Processes all JAMS files in a directory, enriches metadata, and outputs CSV with consolidated identifiers. Useful for preparing research datasets.

## Target Audience

Primary users:
- Music information retrieval researchers
- Dataset curators
- Academic projects requiring standardized music metadata

Not designed for:
- Production music applications (pre-release quality)
- Real-time streaming services (no rate limiting)
- End-user applications (library-only, no GUI)

## Development Status

Version 0.0.1 indicates early development. The codebase contains:
- Debug print statements in production code
- Hardcoded configuration values
- Commented-out code sections
- No automated tests
- No CI/CD pipeline

This is research-quality code, not production-ready software. Suitable for academic exploration and prototyping, but requires significant hardening for production use.

## Integration with External Services

**MusicBrainz:** Open music encyclopedia. No authentication required.
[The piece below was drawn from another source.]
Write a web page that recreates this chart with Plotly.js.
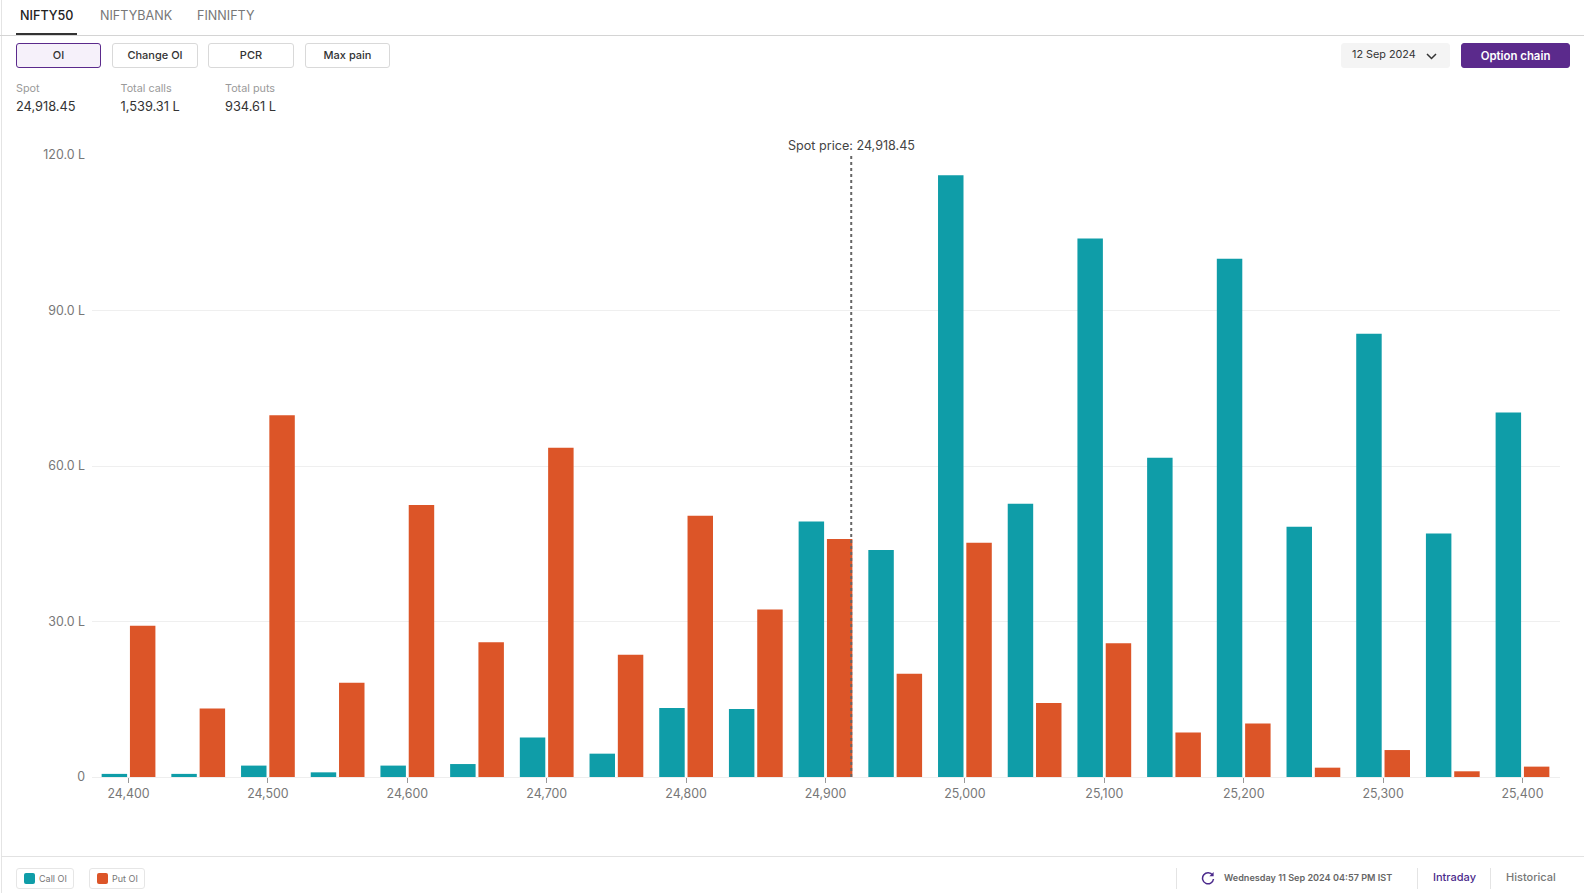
<!DOCTYPE html>
<html>
<head>
<meta charset="utf-8">
<script src="https://cdn.plot.ly/plotly-3.0.1.min.js"></script>
<style>
html,body{margin:0;padding:0;background:#fff;width:1584px;height:893px;overflow:hidden;font-family:Inter,sans-serif;}
#chart{position:absolute;left:0;top:0;width:1584px;height:893px;}
.t{position:absolute;white-space:nowrap;line-height:1;}
.box{position:absolute;box-sizing:border-box;top:43px;height:25px;padding-bottom:2px;border:1px solid #d9d9d9;border-radius:3px;background:#fff;font-size:11px;font-weight:500;color:#333;display:flex;align-items:center;justify-content:center;}
.rule{position:absolute;background:#dedede;}
.chip{position:absolute;top:868px;height:21px;box-sizing:border-box;border:1px solid #e6e6e6;border-radius:3px;font-size:9px;color:#777;display:flex;align-items:center;padding-left:7px;}
.chip i{display:inline-block;width:11px;height:11px;border-radius:2px;margin-right:4px;}
</style>
</head>
<body>
<div id="chart"></div>
<div class="rule" style="left:1px;top:0;width:1px;height:893px;background:#e4e4e4"></div>
<div class="rule" style="left:0;top:35px;width:1584px;height:1px;background:#d4d4d4"></div>
<div class="rule" style="left:16px;top:33px;width:61px;height:2px;background:#333"></div>
<div class="t" style="left:20px;top:10px;font-size:12.6px;font-weight:500;color:#222">NIFTY50</div>
<div class="t" style="left:100px;top:10px;font-size:12.6px;color:#777">NIFTYBANK</div>
<div class="t" style="left:197px;top:10px;font-size:12.6px;color:#777">FINNIFTY</div>
<div class="box" style="left:16px;width:85px;border-color:#5b2a8c;background:#f6f1fa">OI</div>
<div class="box" style="left:112px;width:86px">Change OI</div>
<div class="box" style="left:208px;width:86px">PCR</div>
<div class="box" style="left:305px;width:85px">Max pain</div>
<div class="t" style="left:16px;top:84px;font-size:10.8px;color:#9a9a9a">Spot</div>
<div class="t" style="left:120.5px;top:84px;font-size:10.8px;color:#9a9a9a">Total calls</div>
<div class="t" style="left:225px;top:84px;font-size:10.8px;color:#9a9a9a">Total puts</div>
<div class="t" style="left:16px;top:101px;font-size:12.8px;color:#333">24,918.45</div>
<div class="t" style="left:120.5px;top:101px;font-size:12.8px;color:#333">1,539.31 L</div>
<div class="t" style="left:225px;top:101px;font-size:12.8px;color:#333">934.61 L</div>
<div class="box" style="left:1341px;width:109px;background:#f4f4f4;border-color:#f4f4f4;font-weight:400;font-size:10.8px;justify-content:flex-start;padding-left:10px">12 Sep 2024
  <svg width="11" height="7" viewBox="0 0 11 7" style="margin-left:10px;margin-top:3px"><path d="M1 1l4.5 4.5L10 1" fill="none" stroke="#333" stroke-width="1.5"/></svg>
</div>
<div class="box" style="left:1461px;width:109px;background:#5b2a8c;border-color:#5b2a8c;color:#fff;font-weight:600;font-size:11.4px;padding-bottom:0">Option chain</div>
<div class="rule" style="left:1px;top:856px;width:1583px;height:1px;background:#e2e2e2"></div>
<div class="chip" style="left:16px;width:58px"><i style="background:#0f9da8"></i>Call OI</div>
<div class="chip" style="left:89px;width:56px"><i style="background:#dc5528"></i>Put OI</div>
<div class="rule" style="left:1176px;top:868px;width:1px;height:21px;background:#e4e4e4"></div>
<svg style="position:absolute;left:1201px;top:871px" width="14" height="14" viewBox="0 0 14 14"><path d="M11.6 4.2A5.5 5.5 0 1 0 12.5 8" fill="none" stroke="#4b2a8c" stroke-width="1.5"/><path d="M12.6 1v4.2H8.4z" fill="#4b2a8c"/></svg>
<div class="t" style="left:1224px;top:873px;font-size:9.1px;font-weight:600;color:#666">Wednesday 11 Sep 2024 04:57 PM IST</div>
<div class="rule" style="left:1417px;top:868px;width:1px;height:21px;background:#e4e4e4"></div>
<div class="t" style="left:1433px;top:872px;font-size:11px;font-weight:500;color:#4b2a8c">Intraday</div>
<div class="rule" style="left:1490px;top:868px;width:1px;height:21px;background:#e4e4e4"></div>
<div class="t" style="left:1506px;top:872px;font-size:11px;font-weight:500;color:#777">Historical</div>
<script>
const strikes = [24400,24450,24500,24550,24600,24650,24700,24750,24800,24850,24900,24950,25000,25050,25100,25150,25200,25250,25300,25350,25400];
const callOI = [0.6,0.6,2.2,0.9,2.2,2.5,7.6,4.5,13.3,13.1,49.3,43.8,116.1,52.7,103.9,61.6,100,48.3,85.5,47,70.3];
const putOI = [29.2,13.2,69.8,18.2,52.5,26,63.5,23.6,50.4,32.3,45.9,19.9,45.2,14.3,25.8,8.6,10.3,1.8,5.2,1.1,2];
const spot = 24918.45;
const xTickVals = [24400,24500,24600,24700,24800,24900,25000,25100,25200,25300,25400];
const xTickText = ['24,400','24,500','24,600','24,700','24,800','24,900','25,000','25,100','25,200','25,300','25,400'];
const yTickVals = [0,30,60,90,120];
const yTickText = ['0','30.0 L','60.0 L','90.0 L','120.0 L'];

Plotly.newPlot('chart', [
  {type:'bar', name:'Call OI', x:strikes, y:callOI, marker:{color:'#0f9da8'}},
  {type:'bar', name:'Put OI', x:strikes, y:putOI, marker:{color:'#dc5528'}}
], {
  width:1584, height:893,
  margin:{l:92,r:24,t:154.5,b:115.5,pad:0},
  paper_bgcolor:'rgba(0,0,0,0)', plot_bgcolor:'rgba(0,0,0,0)',
  showlegend:false, barmode:'group', bargap:0.188, bargroupgap:0.1,
  font:{family:'Inter, sans-serif', size:12.4, color:'#777'},
  xaxis:{type:'linear', range:[24373.8,25426.9], tickmode:'array', tickvals:xTickVals, ticktext:xTickText,
    ticks:'outside', ticklen:5, tickcolor:'#999', tickwidth:1, showgrid:false, zeroline:false,
    showline:true, linecolor:'#eeeeee', linewidth:1, tickfont:{size:12.4,color:'#777'}},
  yaxis:{range:[0,120], tickmode:'array', tickvals:yTickVals, ticktext:yTickText, ticks:'',
    showgrid:true, gridcolor:'#efefef', gridwidth:1, zeroline:false, showline:false,
    ticklabelstandoff:6, tickfont:{size:12.4,color:'#777'}},
  shapes:[{type:'line', xref:'x', yref:'paper', x0:spot, x1:spot, y0:0, y1:1,
    line:{color:'#666', width:2, dash:'dot'}}],
  annotations:[{xref:'x', yref:'paper', x:spot, y:1, yanchor:'bottom', xanchor:'center', yshift:0, showarrow:false,
    text:'Spot price: 24,918.45', font:{family:'Inter, sans-serif', size:12.6, color:'#444'}}]
}, {displayModeBar:false, responsive:false});
</script>
</body>
</html>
Rate limiting recommended but not implemented.

**Deezer:** Commercial streaming service with public API. No authentication for basic search. More permissive than Spotify for metadata access.

**YouTube Music:** Unofficial API via ytmusicapi. No authentication. Fragile to YouTube changes.

**AcousticBrainz:** Audio feature database. Note: AcousticBrainz shut down in 2022. This integration is non-functional.

**Spotify:** Limited use for ISRC extraction in Billboard dataset cleaning. Requires OAuth2 credentials via external mml_secrets.py file (not in repository).

## Licensing and Reuse

MIT license permits unrestricted use, modification, and distribution. No copyleft restrictions.

The library can be freely integrated into commercial or academic projects. Attribution to Andrea Poltronieri is required.

## Installation Requirements

Python 3.8 or higher required. No platform-specific dependencies except optional ffmpeg for audio conversion in batch processing.

Installation from GitHub requires git and pip. No binary distributions available.

## Configuration

All configuration is hardcoded in source files:
- User-Agent: "elka/0.1" (appears to be from a parent project)
- API endpoints: Hardcoded URLs
- Matching thresholds: Hardcoded in service classes
- Spotify credentials: External mml_secrets.py module

No configuration files, environment variables, or runtime configuration options.

## Output Formats

**Library mode:** Python objects with getter methods

**Batch mode:** CSV with columns:
- jams_file
- track_name, artist_name, album_name
- track_number, duration, release_year
- musicbrainz, isrc
- deezer_id, deezer_url
- youtube_url
- acousticbrainz
- spotify_id

JAMS files can be enriched in place with new identifiers added to the identifiers section.

## Performance Characteristics

No performance benchmarks provided. Expected bottlenecks:
- Network latency for API calls
- Sequential service queries (no parallelization)
- No caching of results

Batch processing includes progress bars via tqdm but no performance optimization.

## Error Handling

Errors are silently suppressed. Failed queries return None. No exceptions propagate to callers.

This makes the library robust to individual service failures but provides no visibility into what went wrong. Debugging requires examining log files or adding print statements.

## Maintenance Status

Last commit activity and maintenance frequency unknown from provided information. Repository is public but development status unclear.

AcousticBrainz integration is broken (service discontinued). No indication this has been addressed.

## Relevance Assessment

**Conceptual value:** High. The cascading fallback pattern and multi-service aggregation approach are sound architectural patterns for entity linking.

**Implementation value:** Low. Pre-release quality, broken integrations, no tests, hardcoded configuration.

**Reuse recommendation:** Study the pattern, don't adopt the code. Reimplement the concept with proper error handling, configuration management, and test coverage.